White Denim
World As A Waiting Room
Radio Milk Records
In the midst of Austin’s stay-at-home order, the four members of White Denim devised a plan to record a full-length album, their 10th, in 30 days. After a week at the band’s Radio Milk studio, they completed World As A Waiting Room.
The album gets going with the addicting, fast-paced opener “I Don’t Understand Rock And Roll”. An ode to being stuck inside, it is beautifully led off with the line, “So your summer came early/All the streets are empty/And no one’s dancing”. Petralli is frantic, taking refuge in rock ‘n’ roll, but inviting us into a place in the unknown. A cold ending leads into “Matter of Matter”, he is sultrily singing on a fleeting tempo. His riffs are traded with Michael Hunter’s keyboard lines. The guitar rocker is exciting, fast, and full of effects in each section.
A rooster crow leads off the 6-minute-26-second shoegazy rocker “Work”. It’s this song that captures the tight window the album was conceived in balanced with the drive to–work. The desperation in Petralli’s vocals speaks volumes, almost finding a welcome distraction in creating music.
The super relevant “Queen of the Quarantine” turns our new normal into an exotic, cloudy love poem, a tribute that’s half adoration, and half disbelief at what’s become normal. It’s lighthearted, with couplets like “And doin’ my best to maintain my healthy distance/But I’m keepin’ her close.”

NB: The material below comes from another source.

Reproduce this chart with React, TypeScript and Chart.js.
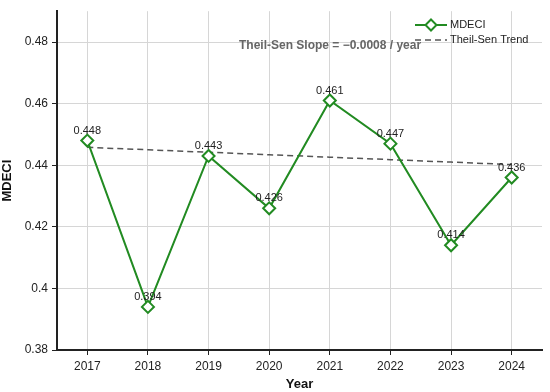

In the small time frame the band had to come up with Waiting Room, the group managed to create a time capsule of the distorted reality we’re existing in. Self-described as a companion piece to 2010’s Last Day of Summer, it’s a document of a surreal time to live in, where “Queen of the Quarantine” and “Slow Death” are normal song titles, and “don’t want to mix with your dirty spit” and “I don’t understand” is a normal thing to say over and over again.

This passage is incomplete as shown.